Supporting inclusive service delivery in Georgia

The UK and UNDP assist Georgia’s Ministry of Internal Affairs to provide efficient services for all citizens, including people with disabilities

Posted May 25, 2022

Photo: UNDP/Gela Bedianashvili

The UK Government and UNDP have supported the Ministry of Internal Affairs (MIA) to make Georgian public services more accessible and inclusive.

This two-year initiative focused on two service delivery providers (operating under MIA) – the Service Agency and the Unified Service Centre of the Patrol Police.

In partnership with GEC Consulting and the Innovations and Reforms Centre, the UK and UNDP provided both agencies with support that included:

  • Assistance in reforming and improving various public services.
  • Adapting a call centre to the needs of people with hearing impairments.
  • Training over 150 police officers and the MIA staff in disability service and communication.

As part of this support, the Unified Service Centre conducted ‘user journey mapping’ to reveal areas for improvement in service delivery. The Centre used this data to introduce standardised procedures and an up-to-date system of service quality monitoring, introduced guidelines for frontline officers, developed an Accessibility Plan, and adapted its premises for people with vision impairments.

The UK and UNDP also helped the Unified Service Centre to introduce a new quality management instrument for the public sector, called the Common Assessment Framework (CAF), which is successfully used by more than 4,500 public agencies in EU Member States.

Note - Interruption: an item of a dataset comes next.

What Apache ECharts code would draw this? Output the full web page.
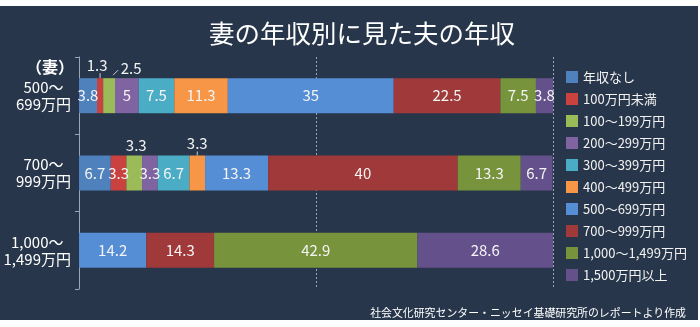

“The Ministry of Internal Affairs is one of the key public agencies to provide citizens with essential services. The ongoing reform will ensure inclusive and effective service delivery that benefits people and builds public trust in public institutions,” said Aleksandre Darakhvelidze, Deputy Minister of Internal Affairs.

“The UK’s Good Governance Fund is proud to support more inclusive and accessible public services in Georgia. We support the Ministry of Internal Affairs and welcome the successes that have already been achieved,” said Ellen Wichmann, Head of Programmes, British Embassy in Georgia.

“Leaving no one behind must be a guiding principle for all public agencies tasked with protecting and serving citizens. Our support equips the Ministry of Internal Affairs with the tools and approaches it needs to fulfil its duties,” said Anna Chernyshova, UNDP Deputy Resident Representative in Georgia.

This assistance to the Ministry of Internal Affairs is part of the UK’s 10.4 million USD (7.9 million GBP) programme (phase 1 and 2) to support public administration reform in Georgia. UNDP is implementing this initiative in partnership with the Administration of the Government of Georgia, line ministries and public agencies.